The accounts of Charles Whitman’s death were pretty garbled at the time, and there was no way that those of us on the ground would understand what had just happened on the Tower. After the pilot of the small plane reported only one sniper, it seemed obvious to me that he had knowingly trapped himself, intending to die and to take with him as many others as possible. When the finale came, at about 1:25 p.m., it did so in a stoke that was at once a monument to official disorganization, dumb luck, and great personal courage.
The cops who had made it into the Main Building were trying to control the fairly panicky situation there, while others, deciding they were on their own, had taken the Tower elevator to the twenty-seventh floor, which gave access to the switchback stairs leading two more flights up to the observation level. There they encountered new problems. Whitman, after lugging his gear up to the central reception area, had first killed the middle-aged woman who was well known to the campus for her insistence that everyone sign the visitors’ register and not make jokes about jumping; then he had not killed a sight-seeing couple who came in from the outside walkway. Those two went on out, assuming that the man holding a gun who had cheerily said, “Hi, how are you?” was a school employee preparing to shoot pigeons.

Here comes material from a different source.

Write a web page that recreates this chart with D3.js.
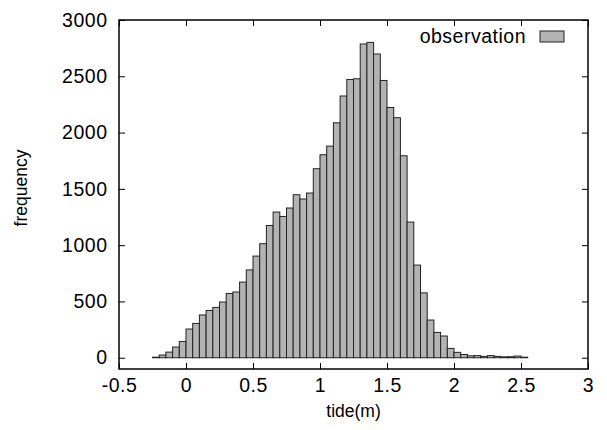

But six members of a tourist family who next came up were received with blasts from Whitman’s sawed-off 12-gauge and four of them, two dead, were now lying on the stairs on top of one another in a great bloody mess.
Efforts to help those people and to push through the sniper’s hastily erected barricades of furniture resulted in four men reaching the reception room at the observation level with no plan of action. Whitman was outside and unseen, but the sound of his shots seemed to be coming from the northwest corner of the outside walkway that circumscribed the clock tower. Luckily, that was exactly opposite the doorway leading outside, which was at the southeast corner.
The first man through the door was 29-year-old Ramiro Martinez, an officer who without discussion turned left and began working his way north along the Tower’s east side, armed only with a revolver. Following him was Officer Houston McCoy, 26, armed with a revolver and a riot shotgun. Posted to guard the south side was a civilian, Allen Crum, the 40-year-old floor manager of the University Co-op bookstore who had asked to join the attack party; he was more or less deputized and given a rifle by a policeman downstairs. Joining him moments later was Officer Jerry Day, also acting as rear guard in case the sniper retreated in that direction.
Martinez and McCoy traversed the walkway on the east side of the building one after the other, hopping past drain spouts that were still funneling in bullets from the ground. Then, in a move of terrible courage that might now seem short on wisdom, Martinez leapt from cover and with one hand began firing his revolver at the young man with blondish hair who was backed into the opposite corner, about fifty feet away, holding a semiautomatic Army carbine. The carbine was swinging around to fire when McCoy delivered two bursts of double-aught buckshot to Whitman’s head and neck, making up for the .38 bullets that appeared to be missing their target.